Bright Eyes — consisting of Oberst, who was hailed in the '90s as a rock prodigy, and a rotating cast of background musicians — first attained widespread recognition in 2002 for the album "Lifted or The Story Is In the Soil, Keep Your Ear to the Ground." In 2004, Oberst showed fans two sides of his music with the simultaneous release of two distinct albums: the electric "Digital Ash in a Digital Urn" and the folky "Take It Easy (Love Nothing)." After attempting two separate tours for the albums sucked him dry, led him to drug use and ultimately caused a breakdown, Oberst retreated to the spiritualist (read: psychic) community in Cassadaga, Fla., to sort himself out.

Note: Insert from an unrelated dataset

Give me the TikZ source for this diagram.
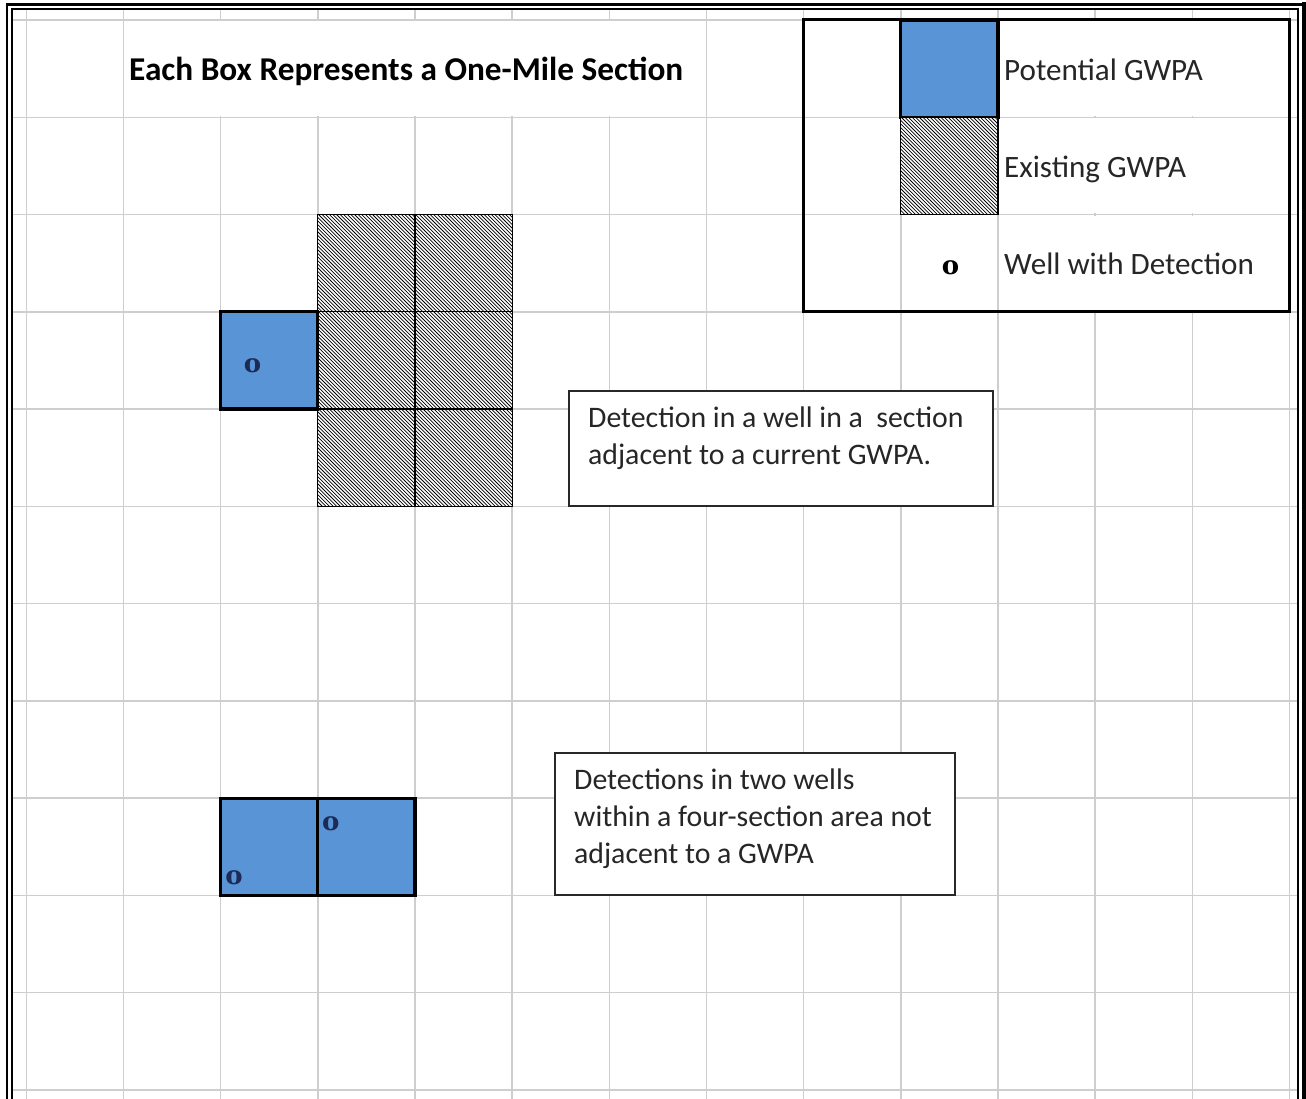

Apparently, they read in his cards that he should return to his Omaha musical roots, name the album after their collective and hire an orchestra. At 27 years old, no longer a boy wonder, Oberst did just that, bringing in guest artists like neocountry Americana singer Gillian Welch (featured on the "O, Brother, Where Art Thou?" soundtrack) and lo-fi singer-songwriter M. Ward.
The mediums at Cassadaga had the right idea. The first track, "Clairaudients (Kill or Be Killed)," is Bright Eyes' traditional, atonal opening song, meant to set the listener off-kilter. But the album takes a sharp departure from there with the almost outright country "Four Winds," probably the most straightforward song Bright Eyes has ever released. It establishes the new, adult direction Oberst is taking, both with its folk slant and with the description of himself as a "newly orphaned refugee" on a spiritual journey.

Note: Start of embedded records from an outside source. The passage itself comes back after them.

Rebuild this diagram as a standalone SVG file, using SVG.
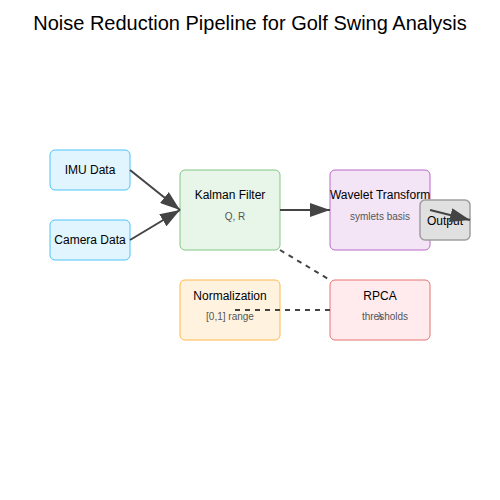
<svg xmlns="http://www.w3.org/2000/svg" width="500" height="500" viewBox="0 0 500 500">
<style>
text{font-family:"Liberation Sans",Arial,sans-serif;text-anchor:middle;}
.t{font-size:12px;fill:#000;}
.s{font-size:10px;fill:#555;}
.title{font-size:20px;fill:#000;}
.c{stroke:#444;stroke-width:2;fill:none;}
.d{stroke:#444;stroke-width:2;fill:none;stroke-dasharray:5,5;}
</style>
<defs>
<marker id="ah" markerWidth="10" markerHeight="7" refX="10" refY="3.5" orient="auto" markerUnits="strokeWidth">
<polygon points="0 0,10 3.5,0 7" fill="#444"/>
</marker>
</defs>
<rect width="500" height="500" fill="#fff"/>
<text class="title" x="250" y="30">Noise Reduction Pipeline for Golf Swing Analysis</text>
<g id="imu">
<rect x="50" y="150" width="80" height="40" rx="5" fill="#e1f5fe" stroke="#4fc3f7"/>
<text class="t" x="90" y="174">IMU Data</text>
</g>
<g id="camera">
<rect x="50" y="220" width="80" height="40" rx="5" fill="#e1f5fe" stroke="#4fc3f7"/>
<text class="t" x="90" y="244">Camera Data</text>
</g>
<g id="kalman">
<rect x="180" y="170" width="100" height="80" rx="5" fill="#e8f5e9" stroke="#81c784"/>
<text class="t" x="230" y="199">Kalman Filter</text>
<text class="s" x="235" y="220">Q, R</text>
</g>
<g id="wavelet">
<rect x="330" y="170" width="100" height="80" rx="5" fill="#f3e5f5" stroke="#ba68c8"/>
<text class="t" x="380" y="199">Wavelet Transform</text>
<text class="s" x="380" y="220">symlets basis</text>
</g>
<g id="normalization">
<rect x="180" y="280" width="100" height="60" rx="5" fill="#fff3e0" stroke="#ffb74d"/>
<text class="t" x="230" y="300">Normalization</text>
<text class="s" x="230" y="320">[0,1] range</text>
</g>
<g id="rpca">
<rect x="330" y="280" width="100" height="60" rx="5" fill="#ffebee" stroke="#e57373"/>
<text class="t" x="380" y="300">RPCA</text>
<text class="s" x="385" y="320">thresholds</text>
<text class="s" x="380" y="320">λ</text>
</g>
<g id="output">
<rect x="420" y="200" width="50" height="40" rx="5" fill="#e0e0e0" stroke="#9e9e9e" stroke-width="1.5"/>
<text class="t" x="445" y="225">Output</text>
</g>
<g id="connectors">
<line class="c" x1="130" y1="170" x2="180" y2="210" marker-end="url(#ah)"/>
<line class="c" x1="130" y1="240" x2="180" y2="210" marker-end="url(#ah)"/>
<line class="c" x1="280" y1="210" x2="330" y2="210" marker-end="url(#ah)"/>
<line class="c" x1="430" y1="210" x2="470" y2="220" marker-end="url(#ah)"/>
<line class="d" x1="280" y1="250" x2="330" y2="280"/>
<line class="d" x1="330" y1="310" x2="230" y2="310"/>
</g>
</svg>
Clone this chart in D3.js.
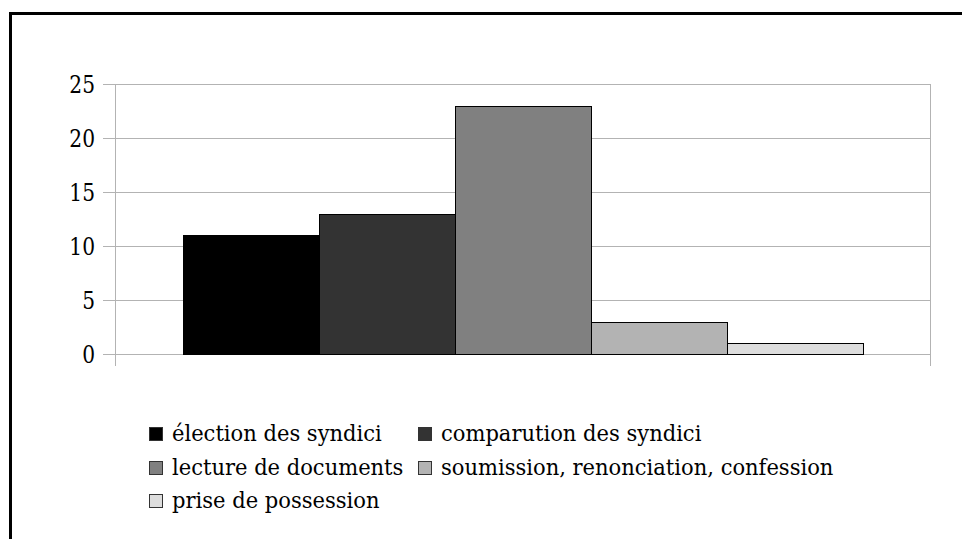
<!DOCTYPE html>
<html>
<head>
<meta charset="utf-8">
<script src="https://cdn.jsdelivr.net/npm/d3@7"></script>
<style>
  html, body { margin: 0; padding: 0; background: #fff; overflow: hidden; }
  svg { display: block; }
  svg text { font-family: 'DejaVu Serif', serif; fill: #000; }
</style>
</head>
<body>
<svg id="chart" width="962" height="539"></svg>
<script>
// Series (one category, five series)
const seriesNames = [
  "élection des syndici",
  "comparution des syndici",
  "lecture de documents",
  "soumission, renonciation, confession",
  "prise de possession"
];
const seriesValues = [11, 13, 23, 3, 1];
const seriesColors = ["#000000", "#333333", "#808080", "#b3b3b3", "#dddddd"];
const yTicks = [0, 5, 10, 15, 20, 25];

const svg = d3.select("#chart");

// outer frame (runs off the right and bottom edges)
svg.append("rect")
  .attr("x", 10.5).attr("y", 13.5)
  .attr("width", 1000).attr("height", 600)
  .attr("fill", "none").attr("stroke", "#000").attr("stroke-width", 3);

const plot = { left: 115, right: 930, top: 84, bottom: 354 };

const y = d3.scaleLinear().domain([0, 25]).range([plot.bottom, plot.top]);
const x = d3.scaleBand()
  .domain(seriesNames)
  .range([183, 863])
  .paddingInner(0).paddingOuter(0);

// horizontal gridlines with short outer ticks
svg.append("g")
  .selectAll("line")
  .data(yTicks)
  .join("line")
  .attr("x1", plot.left - 12).attr("x2", plot.right)
  .attr("y1", d => Math.round(y(d)) + 0.5).attr("y2", d => Math.round(y(d)) + 0.5)
  .attr("stroke", "#b3b3b3").attr("stroke-width", 1);

// left and right frame lines of the plot area
[plot.left, plot.right].forEach(px => {
  svg.append("line")
    .attr("x1", px + 0.5).attr("x2", px + 0.5)
    .attr("y1", plot.top).attr("y2", plot.bottom + 12)
    .attr("stroke", "#b3b3b3").attr("stroke-width", 1);
});

// y-axis labels (serif, slightly condensed)
const yAxis = d3.axisLeft(y).tickValues(yTicks).tickSize(0).tickPadding(0);
const gy = svg.append("g").attr("transform", `translate(95,0)`).call(yAxis);
gy.attr("font-family", null).attr("font-size", null);
gy.select(".domain").remove();
gy.selectAll(".tick text")
  .attr("x", 0).attr("dy", null).attr("y", 0)
  .attr("dominant-baseline", "central")
  .attr("font-size", 23.5)
  .attr("transform", "scale(0.86,1)");

// bars
svg.append("g")
  .selectAll("rect")
  .data(seriesValues)
  .join("rect")
  .attr("x", (d, i) => x(seriesNames[i]) + 0.5)
  .attr("y", d => Math.round(y(d)) + 0.5)
  .attr("width", x.bandwidth())
  .attr("height", d => Math.round(y(0)) - Math.round(y(d)))
  .attr("fill", (d, i) => seriesColors[i])
  .attr("stroke", "#000").attr("stroke-width", 1);

// legend: two columns, three rows
const legendPos = [
  [149, 441], [418, 441],
  [149, 475], [418, 475],
  [149, 508]
];
const lg = svg.append("g");
seriesNames.forEach((name, i) => {
  const [lx, ly] = legendPos[i];
  lg.append("rect")
    .attr("x", lx + 0.5).attr("y", ly - 14 + 0.5)
    .attr("width", 13).attr("height", 13)
    .attr("fill", seriesColors[i])
    .attr("stroke", "#333").attr("stroke-width", 1);
  lg.append("text")
    .attr("transform", `translate(${lx + 23},${ly}) scale(0.915,1)`)
    .attr("font-size", 23)
    .text(name);
});
</script>
</body>
</html>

"Cassadaga" then jumps immediately to two of the strongest tracks on the album, "If The Brakeman Turns My Way," a track addressing Oberst's drug issues stemming from the double tour, and the violin-charged "Hot Knives." Later on, Oberst sidesteps potential mines, like "Make a Plan to Love Me," the title of which prepares the listener for four minutes of banality but which is saved by the prominent inclusion of orchestra. With the help of female vocalists in the background, the song instead comes off as a less-sleazy update of a '70s lounge-singer ballad. The album falls into something of a country glut on the seventh track, and only pulls out again with the political, "No One Would Riot For Less."
Spit out on the other side of prodigy-hood, Oberst responds with a more polished voice and characteristic self-indulgence. He tried something new, and it worked, with only minor missteps.